The output of DESCRIBE has the following fields:

  • field: Every distinct field name in the collection.
  • type: The data type of the field.
  • occurrences: The number of documents that have this field in the given type.
  • total: Total number of documents in the collection for top level fields, and total number of documents that have the parent field for nested fields.

See the DESCRIBE documentation for examples of DESCRIBE for different data distributions.

Querying Nested Data

Rockset makes it much easier than usual to query highly-nested data:

  • To query arrays, use square bracket notation ([]). For example, SELECT a[1] selects the first entry in the array field a.
  • To query objects, use dot notation (.). For example, SELECT a.b selects the value of the key b in the object field a.

In any nested field path, Rockset assumes the first token is the collection name, and will return an error if missing. So for example, to access field a.b in collection commons.foo, refer to the field as commons.foo.a.b in the query.

One other special command that's very useful when working with arrays is UNNEST. UNNEST treats each entry in an array value as a separate row. Or, more formally, UNNEST is a row-generating function that takes an array as input and outputs one row per element of the input array. It's different than other functions in that it outputs multiple rows (a relation) rather than one value (a scalar). That means it's used in queries in the same places a collection appears: a FROM or JOIN clause.

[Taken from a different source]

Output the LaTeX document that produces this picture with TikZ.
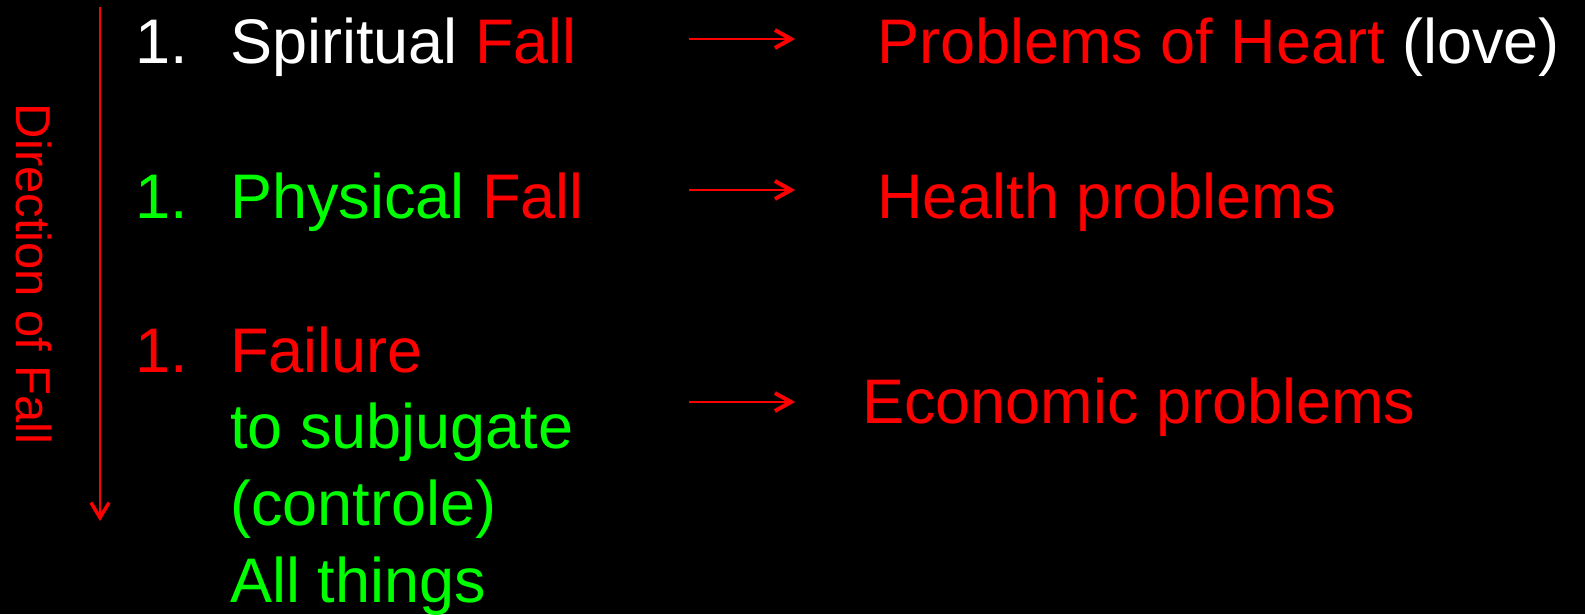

Refer to our UNNEST documentation for more details.

Example:

SELECT * FROM UNNEST(array ['Alice', 'Bob'] AS name)
+---------+ | name | |---------| | Alice | | Bob | +---------+

More Advice

  • Remembering which quotes to use is always confusing if you don't write SQL regularly. Single quotes are used for strings, and double quotes are used for field and collection names. A useful mnemonic is: "Single quotes are for Strings, Double quotes are for Database identifiers"

  • If you're writing a complex query, the WITH statement can be very useful in breaking it down into something more readable and modular.

    WITH recent_users AS (
        SELECT ... from giant_user_database ...
    ),
    critical_app_events AS (
        SELECT ... from event_stream ...
    )
    SELECT
        ...
    FROM recent_users
    LEFT JOIN critical_app_events ...
    WHERE ...

  • When certain characters, such as -, are part of collection org field names the entire name must always be wrapped in double quotes. For example, SELECT id, age, "full-name" from "people-list"

  • Rockset is strongly typed, and will evaluate to false if you attempt to compare values of different types (the way the string '10' would not equal the integer 10 in many programming languages). Depending on your goal, you could write a query that casts everything to the same type: SELECT field FROM c where cast(field as int) = 10, or one that only fetches rows that match a specific type SELECT field FROM c WHERE field = '10'

You can inspect what types exist in a collection or field in the collection's console page or with a call to DESCRIBE "collection".

  • As mentioned above, in any nested field path, Rockset assumes the first token is the collection name. To access field a.b in collection commons.foo, refer to the field as commons.foo.a.b in the query.

  • SQL has two different syntaxes for joining tables: an implicit syntax that just uses the FROM clause FROM table, table2, and an explicit syntax of the form FROM table JOIN table2 ON .... Either works, but try not to mix them both in the same query (it will work, but error messages will be confusing.)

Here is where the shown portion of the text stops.